» **Problem description**:
Reproduce exactly, with no pictures, each line from the opening of the material down through the line containing "(4,11) rectangle (1075,655);".
---*---
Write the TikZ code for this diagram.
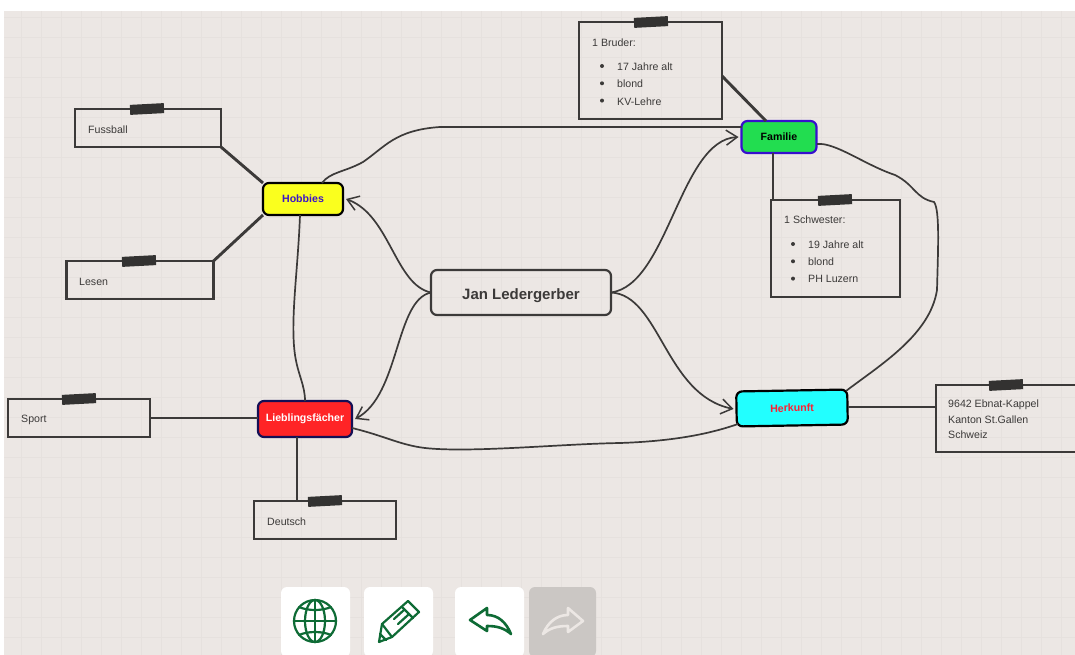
\documentclass[tikz,border=0pt]{standalone}
\usepackage{fontspec}
\setmainfont{Liberation Sans}
\usetikzlibrary{arrows.meta}
\definecolor{paper}{HTML}{ECE7E4}
\definecolor{gridline}{HTML}{E6E1DE}
\definecolor{ink}{HTML}{3C3A39}
\definecolor{tape}{HTML}{333231}
\definecolor{icongreen}{HTML}{0E6B35}
\tikzset{
	topic/.style={draw, line width=2.2pt, rounded corners=6pt, font=\fontsize{10.6}{12}\bfseries, inner sep=0pt, outer sep=0pt},
	note/.style={draw=ink, line width=2.9pt, inner sep=0pt, outer sep=0pt},
	notetext/.style={anchor=west, inner sep=0pt, yshift=-0.8pt, text=ink, font=\fontsize{10.6}{12}\selectfont},
	clip tape/.style={fill=tape, inner sep=0pt, minimum width=34pt, minimum height=10pt, rotate=3},
	twig/.style={draw=ink, line width=2.9pt},
	branch/.style={draw=ink, line width=1.7pt},
	arrowed/.style={branch, -{Straight Barb[length=11pt, width=15pt, line width=1.5pt]}},
	tool/.style={fill=white, rounded corners=6pt},
	icon/.style={draw=icongreen, line width=2.2pt, line join=round, line cap=round}
}
\begin{document}
\begin{tikzpicture}[x=1pt, y=-1pt]
	\useasboundingbox (0,0) rectangle (1075,655);
	\fill[paper] (4,11) rectangle (1075,655);

	% draw grid
	\foreach \s in {1,...,53}
	{
		\draw[gridline, line width=0.5pt] (\s * 20 + 1,11) -- (\s * 20 + 1,655);
	}
	\foreach \s in {1,...,32}
	{
		\draw[gridline, line width=0.5pt] (4,\s * 20 - 3) -- (1075,\s * 20 - 3);
	}

	% draw topics
	\node[topic, draw=ink, minimum width=180pt, minimum height=45pt, text height=15pt, text depth=1pt, font=\fontsize{15}{17}\bfseries, text=ink] (jan) at (521,292.5) {Jan Ledergerber};
	\node[topic, draw=black, fill={rgb,255:red,250;green,255;blue,30}, text={rgb,255:red,60;green,20;blue,200}, minimum width=80pt, minimum height=32pt] (hobbies) at (303,199) {Hobbies};
	\node[topic, draw={rgb,255:red,55;green,15;blue,205}, fill={rgb,255:red,34;green,221;blue,80}, text=black, minimum width=75pt, minimum height=32pt] (familie) at (779,137) {Familie};
	\node[topic, draw={rgb,255:red,20;green,15;blue,85}, fill={rgb,255:red,255;green,36;blue,38}, text=white, minimum width=94pt, minimum height=36pt] (faecher) at (305,419) {Lieblingsfächer};
	\node[topic, draw=black, fill={rgb,255:red,34;green,255;blue,255}, text={rgb,255:red,255;green,30;blue,50}, minimum width=111pt, minimum height=35pt, rotate=1] (herkunft) at (792,408) {Herkunft};

	% draw notes
	\node[note, minimum width=146pt, minimum height=38pt] (fussball) at (148,128) {};
	\node[note, minimum width=147pt, minimum height=38pt] (lesen) at (140,280) {};
	\node[note, minimum width=142pt, minimum height=38pt] (sport) at (79,418) {};
	\node[note, minimum width=142pt, minimum height=38pt] (deutsch) at (325,520) {};
	\node[note, minimum width=143pt, minimum height=97pt] (bruder) at (650.5,70.5) {};
	\node[note, minimum width=129pt, minimum height=97pt] (schwester) at (835.5,248.5) {};
	\node[note, minimum width=150pt, minimum height=67pt] (adresse) at (1011,418.5) {};

	\foreach \n/\x in {fussball/147,lesen/139,sport/79,deutsch/325,bruder/651,schwester/835,adresse/1006}
	{
		\node[clip tape] (tape_\n) at (\x,0 |- \n.north) {};
	}

	% draw note texts
	\node[notetext] (t_fussball) at (88,129) {Fussball};
	\node[notetext] (t_lesen) at (79,281) {Lesen};
	\node[notetext] (t_sport) at (21,419) {Sport};
	\node[notetext] (t_deutsch) at (267,521) {Deutsch};
	\node[notetext] (t_bruder) at (592,42) {1 Bruder:};
	\node[notetext] (t_schwester) at (784,219) {1 Schwester:};
	\foreach \s/\t in {0/17 Jahre alt,1/blond,2/KV-Lehre}
	{
		\fill[ink] (602,66 + \s * 17.3) circle (2pt);
		\node[notetext] (b_\s) at (617,66 + \s * 17.3) {\t};
	}
	\foreach \s/\t in {0/19 Jahre alt,1/blond,2/PH Luzern}
	{
		\fill[ink] (793,244 + \s * 17.3) circle (2pt);
		\node[notetext] (s_\s) at (808,244 + \s * 17.3) {\t};
	}
	\foreach \s/\t in {0/9642 Ebnat-Kappel,1/Kanton St.Gallen,2/Schweiz}
	{
		\node[notetext] (a_\s) at (948,404 + \s * 15) {\t};
	}

	% draw twigs
	\path[twig] (fussball.south east) -- (hobbies.north west);
	\path[twig] (lesen.north east) -- (hobbies.south west);
	\path[twig] (sport.east) -- (sport.east -| faecher.west);
	\path[twig] (297,0 |- deutsch.north) -- (297,0 |- faecher.south);
	\path[twig] (bruder.east |- 0,76) -- (766,0 |- familie.north);
	\path[twig] (773,0 |- familie.south) -- (773,0 |- schwester.north);
	\path[twig] (herkunft.east) -- (herkunft.east -| adresse.west);

	% draw branches
	\draw[arrowed] (jan.west) .. controls (395,285) and (390,215) .. ([xshift=3pt]hobbies.east);
	\draw[arrowed] (jan.west) .. controls (395,300) and (400,395) .. ([xshift=3pt]faecher.east);
	\draw[arrowed] (jan.east) .. controls (668,285) and (680,140) .. ([xshift=-3pt]familie.west);
	\draw[arrowed] (jan.east) .. controls (660,295) and (665,395) .. ([xshift=-3pt]herkunft.west);
	\path[branch] (322,183) .. controls (330,172) and (345,172) .. (363,162)
		.. controls (385,147) and (395,130) .. (440,127) -- (familie.north west |- 0,127);
	\path[branch] (300,215) .. controls (298,270) and (290,320) .. (295,355)
		.. controls (298,375) and (305,385) .. (305,401);
	\path[branch] (352,428) .. controls (385,436) and (400,445) .. (425,448)
		.. controls (470,453) and (560,444) .. (620,443)
		.. controls (680,441) and (715,432) .. (738,424);
	\path[branch] (817,144) .. controls (835,142) and (865,165) .. (895,175)
		.. controls (915,185) and (915,198) .. (934,202)
		.. controls (940,210) and (938,250) .. (937,290)
		.. controls (930,335) and (880,365) .. (846,391);

	% draw toolbar
	\fill[tool] (281,587) rectangle (350,657);
	\fill[tool] (364,587) rectangle (433,657);
	\fill[tool] (455,587) rectangle (524,657);
	\fill[tool, fill={rgb,255:red,203;green,199;blue,196}] (529,587) rectangle (596,657);

	\draw[icon] (315,621) circle (21pt);
	\draw[icon] (315,621) ellipse (10pt and 21pt);
	\draw[icon] (315,600) -- (315,642);
	\draw[icon] (299,607) .. controls (308,611) and (322,611) .. (331,607);
	\draw[icon] (294,621) -- (336,621);
	\draw[icon] (299,635) .. controls (308,631) and (322,631) .. (331,635);

	\draw[icon] (379,642) -- (382,624) -- (408,601) -- (419,612) -- (392,637) -- cycle;
	\draw[icon] (382,624) -- (392,637);
	\draw[icon] (380,634) -- (386,640);
	\draw[icon] (402,607) -- (413,618);
	\draw[icon] (394,619) -- (404,610);
	\draw[icon] (398,624) -- (408,615);

	\draw[icon, line width=2.6pt] (470,620) -- (487,608) -- (487,615) .. controls (498,615) and (506,622) .. (511,634)
		.. controls (504,628) and (497,626) .. (487,626) -- (487,631) -- cycle;
	\draw[icon, draw=paper, line width=2.6pt] (583,621) -- (568,608) -- (568,615) .. controls (557,615) and (548,622) .. (543,634)
		.. controls (550,628) and (557,626) .. (568,626) -- (568,632) -- cycle;
\end{tikzpicture}
\end{document}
---*---
» **Output for this exercise**:
Write the TikZ code for this diagram.
\documentclass[tikz,border=0pt]{standalone}
\usepackage{fontspec}
\setmainfont{Liberation Sans}
\usetikzlibrary{arrows.meta}
\definecolor{paper}{HTML}{ECE7E4}
\definecolor{gridline}{HTML}{E6E1DE}
\definecolor{ink}{HTML}{3C3A39}
\definecolor{tape}{HTML}{333231}
\definecolor{icongreen}{HTML}{0E6B35}
\tikzset{
	topic/.style={draw, line width=2.2pt, rounded corners=6pt, font=\fontsize{10.6}{12}\bfseries, inner sep=0pt, outer sep=0pt},
	note/.style={draw=ink, line width=2.9pt, inner sep=0pt, outer sep=0pt},
	notetext/.style={anchor=west, inner sep=0pt, yshift=-0.8pt, text=ink, font=\fontsize{10.6}{12}\selectfont},
	clip tape/.style={fill=tape, inner sep=0pt, minimum width=34pt, minimum height=10pt, rotate=3},
	twig/.style={draw=ink, line width=2.9pt},
	branch/.style={draw=ink, line width=1.7pt},
	arrowed/.style={branch, -{Straight Barb[length=11pt, width=15pt, line width=1.5pt]}},
	tool/.style={fill=white, rounded corners=6pt},
	icon/.style={draw=icongreen, line width=2.2pt, line join=round, line cap=round}
}
\begin{document}
\begin{tikzpicture}[x=1pt, y=-1pt]
	\useasboundingbox (0,0) rectangle (1075,655);
	\fill[paper] (4,11) rectangle (1075,655);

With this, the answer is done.